*WRITTEN INSTRUCTION*: Copy exactly the lines of the records below, starting at the line that contains "Reproduce this diagram with TikZ." and continuing through the last line, both included; omit any pictures.

==== MATERIAL TO PROCESS ====

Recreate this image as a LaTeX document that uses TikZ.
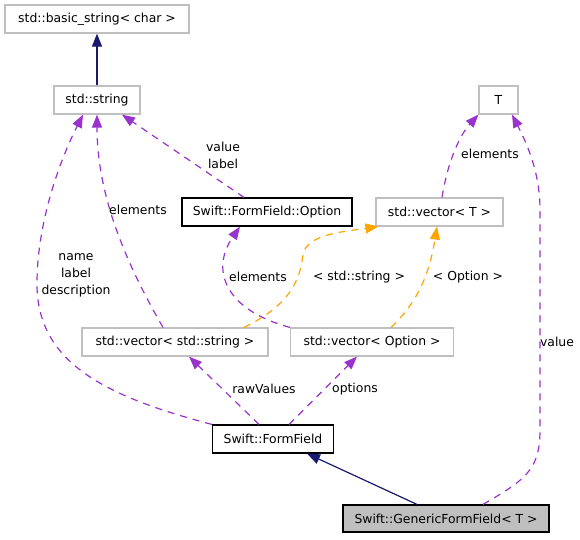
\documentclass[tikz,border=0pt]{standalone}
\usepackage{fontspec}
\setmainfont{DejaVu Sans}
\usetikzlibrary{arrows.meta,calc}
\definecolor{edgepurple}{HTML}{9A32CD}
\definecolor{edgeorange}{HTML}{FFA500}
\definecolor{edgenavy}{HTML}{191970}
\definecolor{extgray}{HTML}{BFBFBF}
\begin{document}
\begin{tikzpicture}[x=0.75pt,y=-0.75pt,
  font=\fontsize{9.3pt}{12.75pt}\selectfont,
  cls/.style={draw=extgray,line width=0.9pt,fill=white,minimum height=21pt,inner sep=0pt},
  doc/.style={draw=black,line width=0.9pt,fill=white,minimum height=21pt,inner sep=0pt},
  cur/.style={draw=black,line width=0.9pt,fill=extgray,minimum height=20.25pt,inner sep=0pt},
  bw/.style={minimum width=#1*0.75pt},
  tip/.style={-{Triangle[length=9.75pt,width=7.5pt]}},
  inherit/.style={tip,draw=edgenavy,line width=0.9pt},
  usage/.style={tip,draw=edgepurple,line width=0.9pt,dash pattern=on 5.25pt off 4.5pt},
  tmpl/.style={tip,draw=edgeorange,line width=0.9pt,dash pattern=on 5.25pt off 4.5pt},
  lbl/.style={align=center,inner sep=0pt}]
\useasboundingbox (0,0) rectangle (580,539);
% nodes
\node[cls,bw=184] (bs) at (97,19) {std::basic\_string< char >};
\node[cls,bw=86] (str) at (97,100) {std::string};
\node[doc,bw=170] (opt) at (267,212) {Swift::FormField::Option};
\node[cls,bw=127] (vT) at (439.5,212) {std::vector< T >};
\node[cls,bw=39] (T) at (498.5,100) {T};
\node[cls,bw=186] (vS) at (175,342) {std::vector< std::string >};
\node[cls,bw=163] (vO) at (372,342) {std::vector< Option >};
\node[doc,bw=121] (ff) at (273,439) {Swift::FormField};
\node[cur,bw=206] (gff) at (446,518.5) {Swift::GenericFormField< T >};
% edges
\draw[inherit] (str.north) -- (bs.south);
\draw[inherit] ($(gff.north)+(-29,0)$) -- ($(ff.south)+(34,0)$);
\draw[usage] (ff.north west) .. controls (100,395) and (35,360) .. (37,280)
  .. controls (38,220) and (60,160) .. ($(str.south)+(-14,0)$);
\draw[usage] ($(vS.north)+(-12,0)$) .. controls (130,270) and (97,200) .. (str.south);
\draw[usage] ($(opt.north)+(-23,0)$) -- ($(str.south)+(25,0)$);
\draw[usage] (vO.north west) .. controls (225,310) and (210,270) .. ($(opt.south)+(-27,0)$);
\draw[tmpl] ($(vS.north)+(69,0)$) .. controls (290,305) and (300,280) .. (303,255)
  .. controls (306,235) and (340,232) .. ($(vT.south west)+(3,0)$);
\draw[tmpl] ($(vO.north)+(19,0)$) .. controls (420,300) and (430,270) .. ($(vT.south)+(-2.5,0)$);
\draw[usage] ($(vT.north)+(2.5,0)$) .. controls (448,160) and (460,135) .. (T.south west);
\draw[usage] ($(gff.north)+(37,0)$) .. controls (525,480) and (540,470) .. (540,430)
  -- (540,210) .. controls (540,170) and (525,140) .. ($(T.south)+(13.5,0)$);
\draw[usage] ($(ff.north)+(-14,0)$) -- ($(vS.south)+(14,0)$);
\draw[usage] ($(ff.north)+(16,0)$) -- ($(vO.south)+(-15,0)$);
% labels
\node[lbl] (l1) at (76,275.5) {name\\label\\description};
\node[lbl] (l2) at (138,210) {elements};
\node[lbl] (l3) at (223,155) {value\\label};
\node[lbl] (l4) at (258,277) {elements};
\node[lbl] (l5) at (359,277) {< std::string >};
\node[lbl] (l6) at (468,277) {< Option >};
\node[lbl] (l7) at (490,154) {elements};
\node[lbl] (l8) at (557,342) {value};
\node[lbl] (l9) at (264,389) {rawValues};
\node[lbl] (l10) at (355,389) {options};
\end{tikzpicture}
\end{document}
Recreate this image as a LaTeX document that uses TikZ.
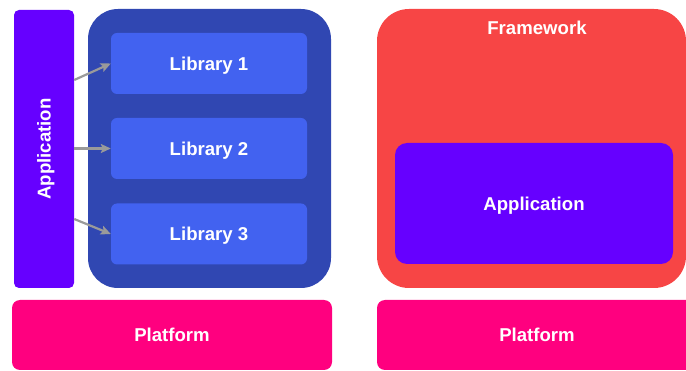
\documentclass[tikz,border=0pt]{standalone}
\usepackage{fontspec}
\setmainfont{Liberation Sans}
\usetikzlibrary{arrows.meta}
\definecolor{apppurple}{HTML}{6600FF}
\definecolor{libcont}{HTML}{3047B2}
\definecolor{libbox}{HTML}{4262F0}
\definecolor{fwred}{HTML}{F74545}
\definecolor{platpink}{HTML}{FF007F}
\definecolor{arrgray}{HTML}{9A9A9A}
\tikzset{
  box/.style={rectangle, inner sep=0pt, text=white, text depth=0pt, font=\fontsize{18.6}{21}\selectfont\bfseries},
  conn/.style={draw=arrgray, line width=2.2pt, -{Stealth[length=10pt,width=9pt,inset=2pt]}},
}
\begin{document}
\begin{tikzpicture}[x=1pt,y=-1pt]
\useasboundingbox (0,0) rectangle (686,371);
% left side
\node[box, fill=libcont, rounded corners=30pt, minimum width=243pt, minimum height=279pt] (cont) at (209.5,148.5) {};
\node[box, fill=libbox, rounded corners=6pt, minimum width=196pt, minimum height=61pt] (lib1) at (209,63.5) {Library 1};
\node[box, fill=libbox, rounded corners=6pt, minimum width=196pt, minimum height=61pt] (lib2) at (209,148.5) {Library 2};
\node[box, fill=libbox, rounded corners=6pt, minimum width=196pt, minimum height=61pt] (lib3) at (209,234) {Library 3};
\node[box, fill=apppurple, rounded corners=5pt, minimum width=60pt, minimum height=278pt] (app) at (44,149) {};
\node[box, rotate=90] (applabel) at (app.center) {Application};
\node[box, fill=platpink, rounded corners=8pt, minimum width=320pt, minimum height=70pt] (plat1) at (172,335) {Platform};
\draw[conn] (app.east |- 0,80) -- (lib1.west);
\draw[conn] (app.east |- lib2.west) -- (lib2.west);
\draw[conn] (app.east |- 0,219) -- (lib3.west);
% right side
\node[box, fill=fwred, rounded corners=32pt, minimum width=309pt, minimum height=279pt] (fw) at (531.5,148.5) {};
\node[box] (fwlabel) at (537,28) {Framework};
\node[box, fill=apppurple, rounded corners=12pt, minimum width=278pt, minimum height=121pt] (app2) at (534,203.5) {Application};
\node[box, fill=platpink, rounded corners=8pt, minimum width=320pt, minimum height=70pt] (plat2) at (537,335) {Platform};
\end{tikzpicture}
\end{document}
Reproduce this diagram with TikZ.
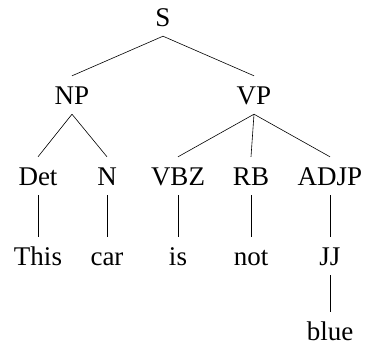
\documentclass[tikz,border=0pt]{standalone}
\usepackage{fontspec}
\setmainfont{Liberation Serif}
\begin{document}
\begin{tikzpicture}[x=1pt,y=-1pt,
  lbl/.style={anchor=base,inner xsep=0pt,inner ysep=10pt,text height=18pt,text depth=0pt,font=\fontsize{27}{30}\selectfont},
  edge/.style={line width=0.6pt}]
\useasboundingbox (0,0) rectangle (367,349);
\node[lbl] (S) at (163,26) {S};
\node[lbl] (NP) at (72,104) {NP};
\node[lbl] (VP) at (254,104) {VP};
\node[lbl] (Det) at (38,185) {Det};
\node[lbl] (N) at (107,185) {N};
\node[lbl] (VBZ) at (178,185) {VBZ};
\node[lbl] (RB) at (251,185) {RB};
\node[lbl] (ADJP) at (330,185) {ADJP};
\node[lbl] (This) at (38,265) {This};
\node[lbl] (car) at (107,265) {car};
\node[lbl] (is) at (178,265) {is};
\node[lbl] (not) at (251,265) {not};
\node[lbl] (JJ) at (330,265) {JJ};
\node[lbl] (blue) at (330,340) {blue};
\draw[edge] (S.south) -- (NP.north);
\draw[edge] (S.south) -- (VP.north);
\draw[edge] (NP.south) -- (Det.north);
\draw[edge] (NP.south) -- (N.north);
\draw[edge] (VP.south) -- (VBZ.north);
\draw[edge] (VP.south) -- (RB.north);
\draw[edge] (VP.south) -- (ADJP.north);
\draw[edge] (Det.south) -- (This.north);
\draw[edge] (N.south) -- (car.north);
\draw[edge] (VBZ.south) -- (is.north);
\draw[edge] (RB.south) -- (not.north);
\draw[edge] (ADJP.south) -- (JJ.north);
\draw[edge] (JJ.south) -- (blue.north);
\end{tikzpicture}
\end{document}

====

*EXERCISE RESPONSE*:
Reproduce this diagram with TikZ.
\documentclass[tikz,border=0pt]{standalone}
\usepackage{fontspec}
\setmainfont{Liberation Serif}
\begin{document}
\begin{tikzpicture}[x=1pt,y=-1pt,
  lbl/.style={anchor=base,inner xsep=0pt,inner ysep=10pt,text height=18pt,text depth=0pt,font=\fontsize{27}{30}\selectfont},
  edge/.style={line width=0.6pt}]
\useasboundingbox (0,0) rectangle (367,349);
\node[lbl] (S) at (163,26) {S};
\node[lbl] (NP) at (72,104) {NP};
\node[lbl] (VP) at (254,104) {VP};
\node[lbl] (Det) at (38,185) {Det};
\node[lbl] (N) at (107,185) {N};
\node[lbl] (VBZ) at (178,185) {VBZ};
\node[lbl] (RB) at (251,185) {RB};
\node[lbl] (ADJP) at (330,185) {ADJP};
\node[lbl] (This) at (38,265) {This};
\node[lbl] (car) at (107,265) {car};
\node[lbl] (is) at (178,265) {is};
\node[lbl] (not) at (251,265) {not};
\node[lbl] (JJ) at (330,265) {JJ};
\node[lbl] (blue) at (330,340) {blue};
\draw[edge] (S.south) -- (NP.north);
\draw[edge] (S.south) -- (VP.north);
\draw[edge] (NP.south) -- (Det.north);
\draw[edge] (NP.south) -- (N.north);
\draw[edge] (VP.south) -- (VBZ.north);
\draw[edge] (VP.south) -- (RB.north);
\draw[edge] (VP.south) -- (ADJP.north);
\draw[edge] (Det.south) -- (This.north);
\draw[edge] (N.south) -- (car.north);
\draw[edge] (VBZ.south) -- (is.north);
\draw[edge] (RB.south) -- (not.north);
\draw[edge] (ADJP.south) -- (JJ.north);
\draw[edge] (JJ.south) -- (blue.north);
\end{tikzpicture}
\end{document}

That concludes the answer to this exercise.